In your copy, leave out the pictures; write out all the data exactly.

Material provided:
- - - -
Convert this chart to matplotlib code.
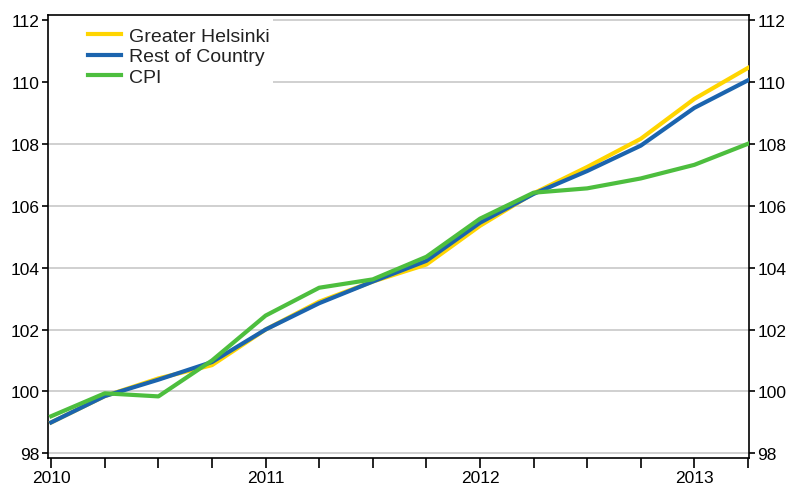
import matplotlib
matplotlib.use("Agg")
import matplotlib.pyplot as plt
from matplotlib.ticker import FixedLocator, MultipleLocator
from matplotlib.patches import Rectangle

quarters = ["2010Q1", "2010Q2", "2010Q3", "2010Q4",
            "2011Q1", "2011Q2", "2011Q3", "2011Q4",
            "2012Q1", "2012Q2", "2012Q3", "2012Q4",
            "2013Q1", "2013Q2"]
greater_helsinki = [99.0, 99.85, 100.42, 100.85, 102.0, 102.9, 103.55, 104.1,
                    105.35, 106.4, 107.25, 108.16, 109.45, 110.45]
rest_of_country = [99.0, 99.85, 100.38, 100.95, 102.0, 102.85, 103.55, 104.22,
                   105.45, 106.38, 107.12, 107.94, 109.16, 110.05]
cpi = [99.2, 99.94, 99.84, 101.0, 102.45, 103.35, 103.62, 104.35,
       105.58, 106.42, 106.56, 106.88, 107.32, 108.0]
year_labels = ["2010", "2011", "2012", "2013"]

plt.rcParams['font.family'] = ['Liberation Sans', 'DejaVu Sans']

fig = plt.figure(figsize=(7.9, 4.89), dpi=100)
ax = fig.add_axes([48/790, 1-459/489, (749-48)/790, (459-16)/489])

x = list(range(len(quarters)))
ax.plot(x, greater_helsinki, color='#FFD500', lw=3.0, label='Greater Helsinki', zorder=3)
ax.plot(x, rest_of_country, color='#1B64AE', lw=3.0, label='Rest of Country', zorder=4)
ax.plot(x, cpi, color='#4DBE3E', lw=3.0, label='CPI', zorder=5)

ax.set_xlim(-0.06, 13.02)
ax.set_ylim(97.85, 112.16)
ax.yaxis.set_major_locator(MultipleLocator(2))
ax.grid(axis='y', color='#c8c8c8', lw=1.2, zorder=0)
ax.set_axisbelow(True)

# white box behind legend (covers gridlines)
ax.add_patch(Rectangle((0, 1 - (92-16)/443), (273-48)/701, (92-16)/443,
                       transform=ax.transAxes, facecolor='white', edgecolor='none', zorder=1.5))

ax.xaxis.set_major_locator(FixedLocator([0, 4, 8, 12]))
ax.set_xticklabels(year_labels)
ax.xaxis.set_minor_locator(FixedLocator(x))
ax.tick_params(axis='x', which='both', length=7, width=1.2, direction='out', labelsize=12.5, pad=2, color='black')

ax.tick_params(axis='y', which='both', length=4, width=1.2, direction='out', labelsize=12.5,
               left=True, right=True, labelleft=True, labelright=True, pad=2)

for s in ax.spines.values():
    s.set_color('black')
    s.set_linewidth(1.2)

leg = ax.legend(loc='upper left', bbox_to_anchor=(40/701, 1 - 12/443), frameon=False, fontsize=14,
                handlelength=1.7, handletextpad=0.41, labelspacing=0.16,
                borderpad=0.0, borderaxespad=0.0)
leg.set_zorder(10)
for t in leg.get_texts():
    t.set_color('#222222')

fig.savefig('out.png', dpi=100)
- - - -
The result:
Convert this chart to matplotlib code.
import matplotlib
matplotlib.use("Agg")
import matplotlib.pyplot as plt
from matplotlib.ticker import FixedLocator, MultipleLocator
from matplotlib.patches import Rectangle

quarters = ["2010Q1", "2010Q2", "2010Q3", "2010Q4",
            "2011Q1", "2011Q2", "2011Q3", "2011Q4",
            "2012Q1", "2012Q2", "2012Q3", "2012Q4",
            "2013Q1", "2013Q2"]
greater_helsinki = [99.0, 99.85, 100.42, 100.85, 102.0, 102.9, 103.55, 104.1,
                    105.35, 106.4, 107.25, 108.16, 109.45, 110.45]
rest_of_country = [99.0, 99.85, 100.38, 100.95, 102.0, 102.85, 103.55, 104.22,
                   105.45, 106.38, 107.12, 107.94, 109.16, 110.05]
cpi = [99.2, 99.94, 99.84, 101.0, 102.45, 103.35, 103.62, 104.35,
       105.58, 106.42, 106.56, 106.88, 107.32, 108.0]
year_labels = ["2010", "2011", "2012", "2013"]

plt.rcParams['font.family'] = ['Liberation Sans', 'DejaVu Sans']

fig = plt.figure(figsize=(7.9, 4.89), dpi=100)
ax = fig.add_axes([48/790, 1-459/489, (749-48)/790, (459-16)/489])

x = list(range(len(quarters)))
ax.plot(x, greater_helsinki, color='#FFD500', lw=3.0, label='Greater Helsinki', zorder=3)
ax.plot(x, rest_of_country, color='#1B64AE', lw=3.0, label='Rest of Country', zorder=4)
ax.plot(x, cpi, color='#4DBE3E', lw=3.0, label='CPI', zorder=5)

ax.set_xlim(-0.06, 13.02)
ax.set_ylim(97.85, 112.16)
ax.yaxis.set_major_locator(MultipleLocator(2))
ax.grid(axis='y', color='#c8c8c8', lw=1.2, zorder=0)
ax.set_axisbelow(True)

# white box behind legend (covers gridlines)
ax.add_patch(Rectangle((0, 1 - (92-16)/443), (273-48)/701, (92-16)/443,
                       transform=ax.transAxes, facecolor='white', edgecolor='none', zorder=1.5))

ax.xaxis.set_major_locator(FixedLocator([0, 4, 8, 12]))
ax.set_xticklabels(year_labels)
ax.xaxis.set_minor_locator(FixedLocator(x))
ax.tick_params(axis='x', which='both', length=7, width=1.2, direction='out', labelsize=12.5, pad=2, color='black')

ax.tick_params(axis='y', which='both', length=4, width=1.2, direction='out', labelsize=12.5,
               left=True, right=True, labelleft=True, labelright=True, pad=2)

for s in ax.spines.values():
    s.set_color('black')
    s.set_linewidth(1.2)

leg = ax.legend(loc='upper left', bbox_to_anchor=(40/701, 1 - 12/443), frameon=False, fontsize=14,
                handlelength=1.7, handletextpad=0.41, labelspacing=0.16,
                borderpad=0.0, borderaxespad=0.0)
leg.set_zorder(10)
for t in leg.get_texts():
    t.set_color('#222222')

fig.savefig('out.png', dpi=100)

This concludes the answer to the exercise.